Rogert Ebert claimed that JP3’s greatest charms are the potential to still thrill in a cheap B-Movie way, and its satisfying knowledge of how not to overstay its welcome with a thrifty running time short of 90 minutes. It’s evident that this sequel is the dying effort of a jaded director/executive producer longing for the heyday of his classic releases winning acclaim with fans. Sadly for Spielberg and Joe Johnston, the audience reception of Jurassic Park 3 at the time pretty much reflected the changes in the cinematic industry with the turn of the century. Gone were the ’90s classics of GoodFellas, Forrest Gump and Pulp Fiction – a decade of cinema opportunities for director experimentation and narrative free choice, a film scene which was then replaced by the blockbuster spectacles of Fellowship of the Ring, Gladiator and Crouching Tiger. This transition from experimental cinema towards big money productions, aided by a surge in DVD home cinema formats, is just one of the many reasons that it failed to meet expectations despite the largest budget for a Jurassic Park film to date.

Nevertheless Ebert was right in stating that Jurassic Park 3 was “the best blockbuster of the summer,” and even that it can be considered to be the best of the last ’90s blockbusters despite mistakenly ending up released in 2001.

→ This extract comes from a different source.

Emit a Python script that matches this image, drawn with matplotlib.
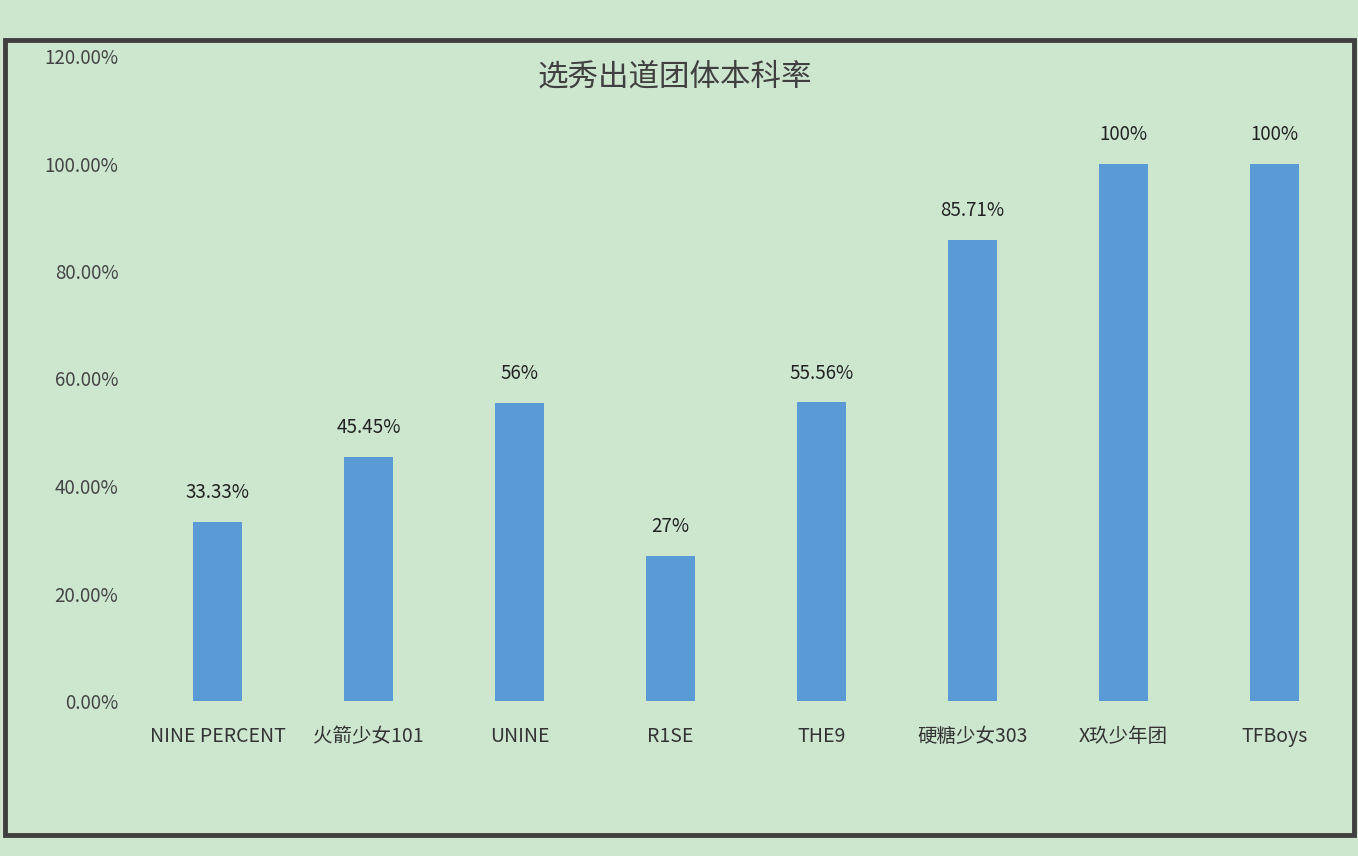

The two most striking parts of a Jurassic Park film are those of the most basic childhood elements, a sense of awe and a focus on adventure. We are treated to both aplenty as director Joe Johnston takes us on a romp back to Site B, the location of previous sequel The Lost World. This time a teenager and the toyboy of his divorced mother disappear whilst parasailing close to the island, and Dr. Alan Grant (Sam Neill) is shanghaied unexpectedly into a rescue mission by the divorced parents, and made to revisit Las Cinco Muertes.

Courtesy of: Universal Pictures

Courtesy of: Universal Pictures

Jurassic Park 3 plays out best as a B-movie, and will be most enjoyed if you try detaching yourself from the convolutedly erratic narrative. It doesn’t matter that there just happens to be dinosaurs on the island that aren’t in any of the official records, such as the spinosaurus, or that the group stumble across the Hatchery or Pteranodon Aviary with no directions on a massive island (and no mention of any of these structures in the previous movie, The Lost World, which took place on the same island. Surely John Hammond would have warned Ian Malcolm about the potential flying death before the team shipped out?). Jurassic Park 3 is essentially a merry old romp through the woodland with a bunch of completely new characters, who laughingly get eaten by the local fauna in an order eerily similar to that of a budget horror movie. The black bodyguard dies, the one with a foreign accent dies, the screaming mother impedes the party’s progress, and this all sounds strikingly similar to Jurassic Park meets Final Destination.

It’s whimsically brilliant that every action in the film only serves to further the plot, with Dr. Grant easily finding the missing teenager, or the party miraculously finding an open (but well-protected and defensive) building to hide in when less than 10 seconds from the teeth of a spinosaurus. Jurassic Park 3 is action at its most grandiose, and as an audience we’ve only been treated to such romps in recent years from sparse episodes of Primeval on ITV. The plausibility of JP3’s narrative is almost as laughable as Dr. Grant mythically conversing with velociraptors, or the rapid appearance of the US Marine Corps and the film getting wrapped up in a matter of minutes (a shorter time than a cinema toilet break; you could leave during the raptor attack and return during the credits in vast confusion. Maybe they were all eaten?).

Courtesy of: Universal Pictures

Courtesy of: Universal Pictures

Despite the many aforementioned nitpicks and briefly flaunted exploration into the background of Jurassic Park 3, it’s worth a second chance purely because it is Jurassic Park 3.

“But why?”, you may cry.

Remember that sense of awe when John Williams’ overwhelming score first seeped in during a wide shot of a brachiosaurus in Jurassic Park? Remember the fear as Goldblum and his ex-girlfriend were chased through a dinosaur graveyard and his estranged daughter clocked a raptor in the jaw through some swish acrobatics? Remember that sense of childish adventure walking through the woodland with your parents, where any number of imagined creatures could be hiding behind the next corner? This is Jurassic Park 3, and despite all of its shortcomings, it still manages to retain the core essence of a franchise that drew in an audience almost a decade previously, despite perhaps losing one or two things along the way. Shouldn’t that be enough for us to forgive Jurassic Park 3? With so many films now losing their focus in burgeoning spin-offs and sequels (looking at you Toy Story 4), our journey back to Las Cinco Muertes always retains that same sense of awe and adventure you had as a child. With Jurassic World released next summer, my – and no doubt your – inner child awaits in fear and delight.